The seeing is sometimes, the hardest part. Being honest with yourself about what you see is also, not easily done. I find that once I admit an unpleasant truth to myself, then it becomes impossible for me to ignore it; the act of observing changes that which is being observed. The fear becomes dismantled; it dissipates.


Practicing the second series makes me feel like a beginner. After refining the primary series for years, I now run out of breath, huff and puff, have messy, shaky transitions, and want to plop down midway through a posture and give up the whole endeavor. It’s difficult to find the flow when many of the poses require so much from me. I often feel drained and have detox headaches after practice.

It sounds terrible, I know. But it’s actually quite exciting. I get to be a beginner. I get to experience the process of learning something new, something that challenges me, something that asks me to show up with all I’ve got. I get to be fully present, because if I’m not, this shit’s impossible.  I get to release my idea of who I am as a practitioner and teacher of yoga and find what kind of a student of this practice I can be. I get to experience a new-found level of empathy for my students, those who are brand new to yoga, those who have a difficult time following my cues and breathing and being present all at the same time.

I get to practice releasing my attachments to the familiar. I get to, as Rilke said, 'trust in what is difficult.'

I realize that with time, this series will get easier, will perhaps feel as smooth as the primary series. That the transitions will become more and more elegant, my breath steady and long. And the beauty of it? There is no end to this practice. There will always be another image in the mirror to look at, and, to truly see.



Friday, August 3, 2012

How to develop a life long yoga practice




Stepping into a studio to take a yoga class is different than having a personal yoga practice. When we make this subtle shift in our approach to yoga, we open ourselves up to the transformative power of yoga as a life-long discipline and commitment. This means, the practice is just that: something that takes time, dedication, and focus, like learning an instrument or a new language. By choosing to adopt yoga as a life-long practice, we begin to see it as a relationship, one that requires patience, compassion, and perseverance. When we open to this approach to yoga, we begin to see through the obstacles that the mind puts forth--I am not strong, flexible, healthy, young, etc. enough--which either cause us to abandon yoga altogether, or cause injury and burn-out, fruits of a competitive, aggressive approach to yoga. When we step onto our mats with curiosity and openness, we begin to notice that where we are right now is exactly where we need to be. Yoga is not something to be ‘mastered’ in a finite time; it is endless and ever expansive. Stay open to learning, and the lessons will come. One need only show up.

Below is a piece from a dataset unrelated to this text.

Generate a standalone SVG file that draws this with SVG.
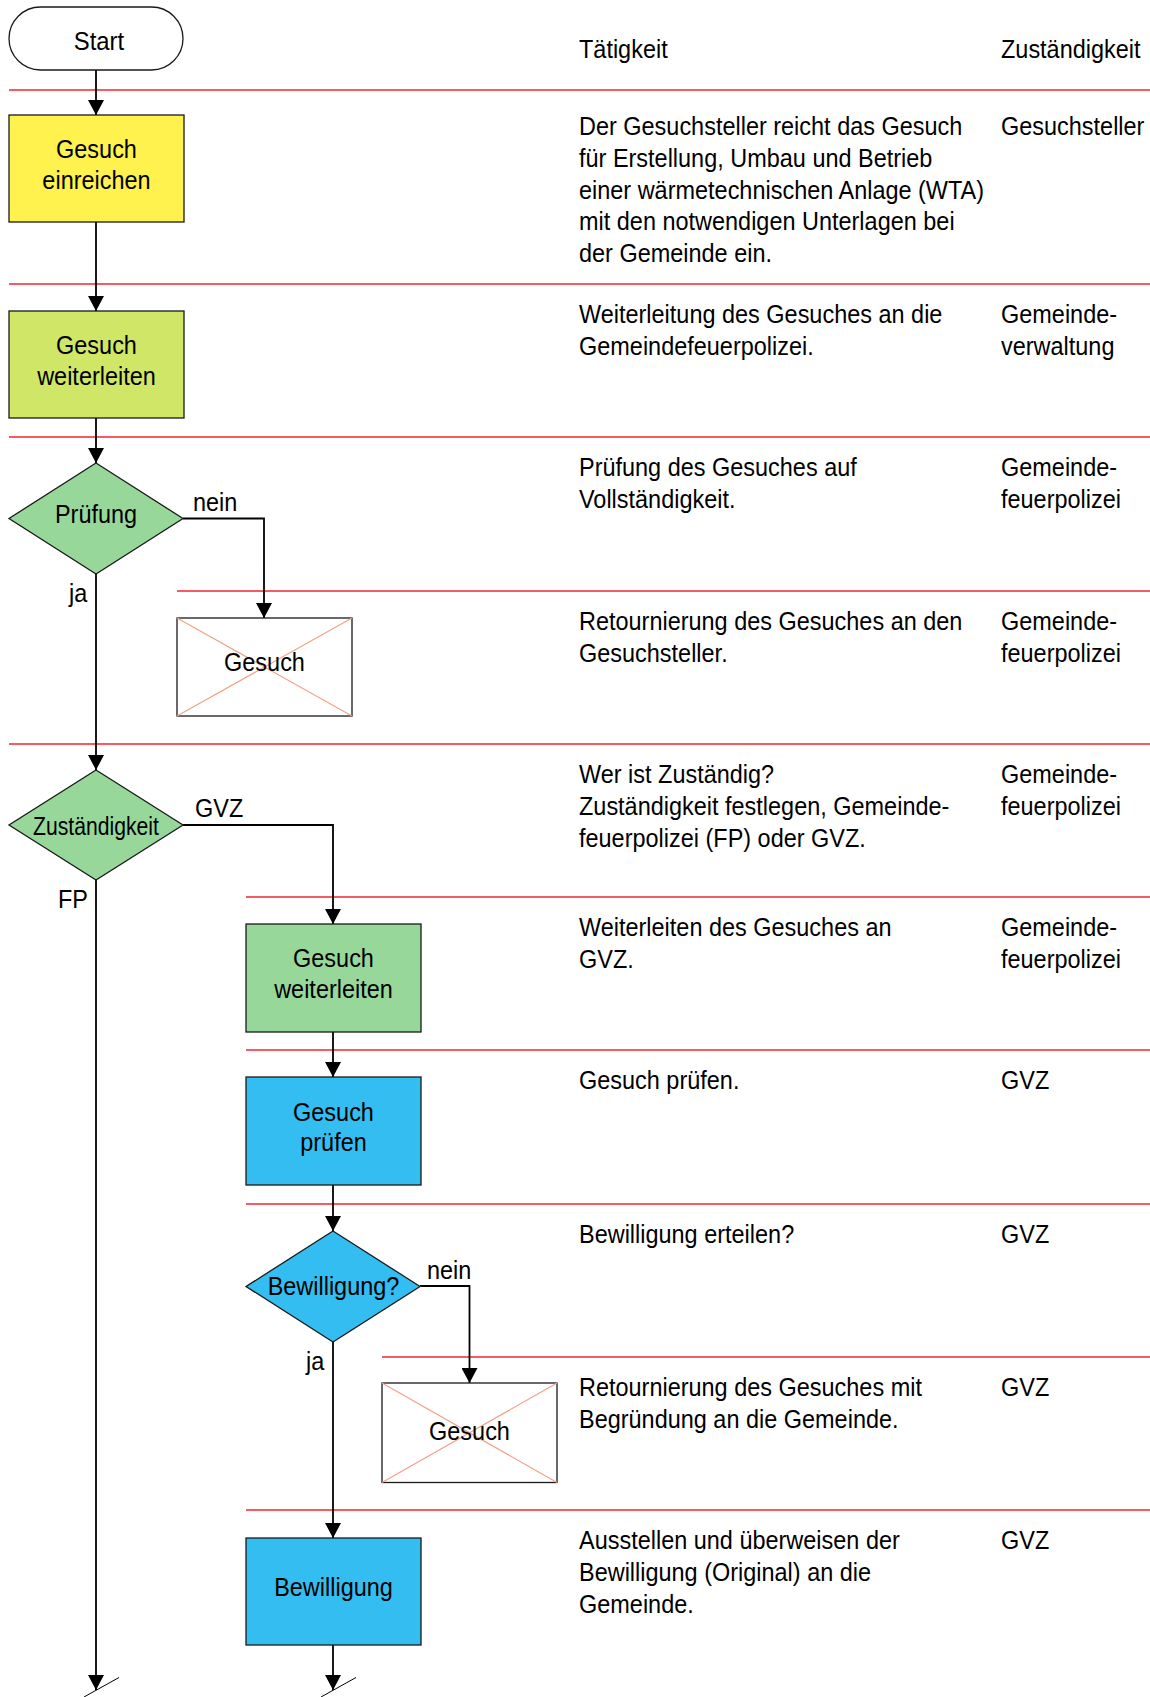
<svg xmlns="http://www.w3.org/2000/svg" width="1150" height="1697" viewBox="0 0 1150 1697">
  <defs>
    <style>
      .t { font-family: "Liberation Sans", Arial, sans-serif; font-size: 25.5px; fill: #000; }
      .c { text-anchor: middle; }
      .row { stroke: #f0262e; stroke-width: 1.6; fill: none; }
      .shape { stroke: #1a1a1a; stroke-width: 1.3; }
      .flow { stroke: #000; stroke-width: 1.8; fill: none; }
      .cross { stroke: #f5a085; stroke-width: 1.2; }
      .yellow { fill: #fff24f; }
      .lime { fill: #cfe667; }
      .green { fill: #97d89a; }
      .blue { fill: #34bdf1; }
      .paper { fill: #fff; }
    </style>
    <marker id="arrow" viewBox="0 0 15 16" refX="15" refY="8" markerWidth="15" markerHeight="16" markerUnits="userSpaceOnUse" orient="auto">
      <path d="M0,0 L15,8 L0,16 z" fill="#000"/>
    </marker>
  </defs>

  <rect width="1150" height="1697" fill="#fff"/>

  <!-- table rules separating the process steps -->
  <g id="rules">
    <line class="row" x1="9" y1="90" x2="1150" y2="90"/>
    <line class="row" x1="9" y1="284" x2="1150" y2="284"/>
    <line class="row" x1="9" y1="437" x2="1150" y2="437"/>
    <line class="row" x1="177" y1="591" x2="1150" y2="591"/>
    <line class="row" x1="9" y1="744" x2="1150" y2="744"/>
    <line class="row" x1="246" y1="897" x2="1150" y2="897"/>
    <line class="row" x1="246" y1="1050" x2="1150" y2="1050"/>
    <line class="row" x1="246" y1="1204" x2="1150" y2="1204"/>
    <line class="row" x1="382" y1="1357" x2="1150" y2="1357"/>
    <line class="row" x1="246" y1="1510" x2="1150" y2="1510"/>
  </g>

  <!-- flow connectors -->
  <g id="connectors">
    <path class="flow" d="M96,70 V115" marker-end="url(#arrow)"/>
    <path class="flow" d="M96,222 V311" marker-end="url(#arrow)"/>
    <path class="flow" d="M96,418 V463" marker-end="url(#arrow)"/>
    <path class="flow" d="M96,574 V770" marker-end="url(#arrow)"/>
    <path class="flow" d="M183,518.5 H264 V618" marker-end="url(#arrow)"/>
    <path class="flow" d="M96,880 V1690" marker-end="url(#arrow)"/>
    <path class="flow" d="M183,825 H333 V924" marker-end="url(#arrow)"/>
    <path class="flow" d="M333,1032 V1077" marker-end="url(#arrow)"/>
    <path class="flow" d="M333,1185 V1231" marker-end="url(#arrow)"/>
    <path class="flow" d="M420,1286 H469.5 V1383" marker-end="url(#arrow)"/>
    <path class="flow" d="M333,1342 V1538" marker-end="url(#arrow)"/>
    <path class="flow" d="M333,1645 V1690" marker-end="url(#arrow)"/>
    <!-- continuation marks -->
    <line x1="84" y1="1697" x2="119" y2="1677.5" stroke="#000" stroke-width="1"/>
    <line x1="321" y1="1697" x2="356" y2="1677.5" stroke="#000" stroke-width="1"/>
    <!-- branch labels -->
    <text class="t" transform="translate(193 511) scale(0.92 1)">nein</text>
    <text class="t" transform="translate(69 602) scale(0.92 1)">ja</text>
    <text class="t" transform="translate(195 817) scale(0.92 1)">GVZ</text>
    <text class="t" transform="translate(58 908) scale(0.92 1)">FP</text>
    <text class="t" transform="translate(427 1279) scale(0.92 1)">nein</text>
    <text class="t" transform="translate(306 1370) scale(0.92 1)">ja</text>
  </g>

  <!-- nodes -->
  <g id="start">
    <rect class="shape paper" x="9" y="7" width="174" height="63" rx="31.5"/>
    <text class="t c" transform="translate(99 50) scale(0.9 1)" style="font-size:26.5px">Start</text>
  </g>

  <g id="gesuch-einreichen">
    <rect class="shape yellow" x="9" y="115" width="175" height="107"/>
    <text class="t c" transform="translate(96.5 158) scale(0.92 1)"><tspan x="0" y="0">Gesuch</tspan><tspan x="0" y="31.5">einreichen</tspan></text>
  </g>

  <g id="gesuch-weiterleiten-1">
    <rect class="shape lime" x="9" y="311" width="175" height="107"/>
    <text class="t c" transform="translate(96.5 354) scale(0.92 1)"><tspan x="0" y="0">Gesuch</tspan><tspan x="0" y="31">weiterleiten</tspan></text>
  </g>

  <g id="pruefung">
    <polygon class="shape green" points="96,463 183,518.5 96,574 9,518.5"/>
    <text class="t c" transform="translate(96 523) scale(0.92 1)">Prüfung</text>
  </g>

  <g id="gesuch-retour-1">
    <rect class="shape paper" x="177" y="618" width="175" height="98"/>
    <line class="cross" x1="177" y1="618" x2="352" y2="716"/>
    <line class="cross" x1="352" y1="618" x2="177" y2="716"/>
    <text class="t c" transform="translate(264.5 671) scale(0.92 1)">Gesuch</text>
  </g>

  <g id="zustaendigkeit">
    <polygon class="shape green" points="96,770 183,825 96,880 9,825"/>
    <text class="t c" transform="translate(96 834.5) scale(0.83 1)">Zuständigkeit</text>
  </g>

  <g id="gesuch-weiterleiten-2">
    <rect class="shape green" x="246" y="924" width="175" height="108"/>
    <text class="t c" transform="translate(333.5 967) scale(0.92 1)"><tspan x="0" y="0">Gesuch</tspan><tspan x="0" y="31">weiterleiten</tspan></text>
  </g>

  <g id="gesuch-pruefen">
    <rect class="shape blue" x="246" y="1077" width="175" height="108"/>
    <text class="t c" transform="translate(333.5 1120.5) scale(0.92 1)"><tspan x="0" y="0">Gesuch</tspan><tspan x="0" y="31">prüfen</tspan></text>
  </g>

  <g id="bewilligung-frage">
    <polygon class="shape blue" points="333,1231 420,1286.5 333,1342 246,1286.5"/>
    <text class="t c" transform="translate(333.5 1295) scale(0.92 1)">Bewilligung?</text>
  </g>

  <g id="gesuch-retour-2">
    <rect class="shape paper" x="382" y="1383" width="175" height="99.5"/>
    <line class="cross" x1="382" y1="1383" x2="557" y2="1482.5"/>
    <line class="cross" x1="557" y1="1383" x2="382" y2="1482.5"/>
    <text class="t c" transform="translate(469.5 1440) scale(0.92 1)">Gesuch</text>
  </g>

  <g id="bewilligung">
    <rect class="shape blue" x="246" y="1538" width="175" height="107"/>
    <text class="t c" transform="translate(333.5 1596) scale(0.92 1)">Bewilligung</text>
  </g>

  <!-- activity and responsibility columns -->
  <g id="table-text">
    <text class="t" transform="translate(579 58) scale(0.92 1)">Tätigkeit</text>
    <text class="t" transform="translate(1001 58) scale(0.92 1)">Zuständigkeit</text>

    <text class="t" transform="translate(579 135) scale(0.92 1)"><tspan x="0" y="0">Der Gesuchsteller reicht das Gesuch</tspan><tspan x="0" y="31.8">für Erstellung, Umbau und Betrieb</tspan><tspan x="0" y="63.6">einer wärmetechnischen Anlage (WTA)</tspan><tspan x="0" y="95.4">mit den notwendigen Unterlagen bei</tspan><tspan x="0" y="127.2">der Gemeinde ein.</tspan></text>
    <text class="t" transform="translate(1001 135) scale(0.92 1)">Gesuchsteller</text>

    <text class="t" transform="translate(579 323) scale(0.92 1)"><tspan x="0" y="0">Weiterleitung des Gesuches an die</tspan><tspan x="0" y="31.8">Gemeindefeuerpolizei.</tspan></text>
    <text class="t" transform="translate(1001 323) scale(0.92 1)"><tspan x="0" y="0">Gemeinde-</tspan><tspan x="0" y="31.8">verwaltung</tspan></text>

    <text class="t" transform="translate(579 476) scale(0.92 1)"><tspan x="0" y="0">Prüfung des Gesuches auf</tspan><tspan x="0" y="31.8">Vollständigkeit.</tspan></text>
    <text class="t" transform="translate(1001 476) scale(0.92 1)"><tspan x="0" y="0">Gemeinde-</tspan><tspan x="0" y="31.8">feuerpolizei</tspan></text>

    <text class="t" transform="translate(579 630) scale(0.92 1)"><tspan x="0" y="0">Retournierung des Gesuches an den</tspan><tspan x="0" y="31.8">Gesuchsteller.</tspan></text>
    <text class="t" transform="translate(1001 630) scale(0.92 1)"><tspan x="0" y="0">Gemeinde-</tspan><tspan x="0" y="31.8">feuerpolizei</tspan></text>

    <text class="t" transform="translate(579 783) scale(0.92 1)"><tspan x="0" y="0">Wer ist Zuständig?</tspan><tspan x="0" y="31.8">Zuständigkeit festlegen, Gemeinde-</tspan><tspan x="0" y="63.6">feuerpolizei (FP) oder GVZ.</tspan></text>
    <text class="t" transform="translate(1001 783) scale(0.92 1)"><tspan x="0" y="0">Gemeinde-</tspan><tspan x="0" y="31.8">feuerpolizei</tspan></text>

    <text class="t" transform="translate(579 936) scale(0.92 1)"><tspan x="0" y="0">Weiterleiten des Gesuches an</tspan><tspan x="0" y="31.8">GVZ.</tspan></text>
    <text class="t" transform="translate(1001 936) scale(0.92 1)"><tspan x="0" y="0">Gemeinde-</tspan><tspan x="0" y="31.8">feuerpolizei</tspan></text>

    <text class="t" transform="translate(579 1089) scale(0.92 1)">Gesuch prüfen.</text>
    <text class="t" transform="translate(1001 1089) scale(0.92 1)">GVZ</text>

    <text class="t" transform="translate(579 1243) scale(0.92 1)">Bewilligung erteilen?</text>
    <text class="t" transform="translate(1001 1243) scale(0.92 1)">GVZ</text>

    <text class="t" transform="translate(579 1396) scale(0.92 1)"><tspan x="0" y="0">Retournierung des Gesuches mit</tspan><tspan x="0" y="31.8">Begründung an die Gemeinde.</tspan></text>
    <text class="t" transform="translate(1001 1396) scale(0.92 1)">GVZ</text>

    <text class="t" transform="translate(579 1549) scale(0.92 1)"><tspan x="0" y="0">Ausstellen und überweisen der</tspan><tspan x="0" y="31.8">Bewilligung (Original) an die</tspan><tspan x="0" y="63.6">Gemeinde.</tspan></text>
    <text class="t" transform="translate(1001 1549) scale(0.92 1)">GVZ</text>
  </g>
</svg>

Tools to help you develop a personal practice:

-Breathe deeply. The Ujjayi Pranayama not only creates warmth in the body and helps loosen the muscles from the inside out, it also has the added benefit of calming the mind and relaxing the nervous system. If you are new to the practice of yoga, and the technique eludes you, don’t worry. Just focus on taking deep, long inhalations, and letting the breath out slowly. Overtime, once you feel a bit more settled in the practice, begin to bring the subtleties of Ujjayi to your breath.

-Cultivate the drishti, a steady gazing point to focus the mind, and withdraw the senses inward. By keeping the eyes soft, we relax the nervous system, and even in the midst of the most challenging postures, tap into our inner sense of balance and equilibrium. Looking around the room or at the teacher can bring about tendencies to compare one’s body to those around us, and create ungrounded energy. Instead, try to open the ears and stay present with what the teacher is cuing rather than looking around for guidance. To that end, try to stay present on your mat for the duration of the practice. Moving around the room, drinking water, and ‘zoning out’ bring you out of the rhythm of the breath and therefore, out of your practice. If you need to rest, do so in child’s pose, and focus on breathing deeply to be better energized.


-Be receptive. Every day is different; every practice is different. By staying open to what may come, and not approaching the practice with a pre-set expectation of what makes a ‘good practice,’ we open ourselves to be true students. Cultivate softness and receptivity, and with time and practice, the impossible will become possible.

-Practice as often as you can. Even if you unroll your mat and do one sun salutation, and then take a few conscious breaths in a simple seated posture, it sends the message to the body to relax and open, and when the body relaxes, the mind follows suit. It also reinforces the idea that not every practice needs to be physically intense to be worth doing. What matters is the intention and awareness that you bring with you onto your mat.

-Be kind to yourself. Practice Ahimsa, nonhurting, in both thought and action. This means not comparing your body and your practice to others in disparaging ways, and not pushing past your edge into the territory of injury and pain. Just because someone can do an advanced posture it does not necessarily make them an advanced yogi. This, after all, is a personal practice and not a performance.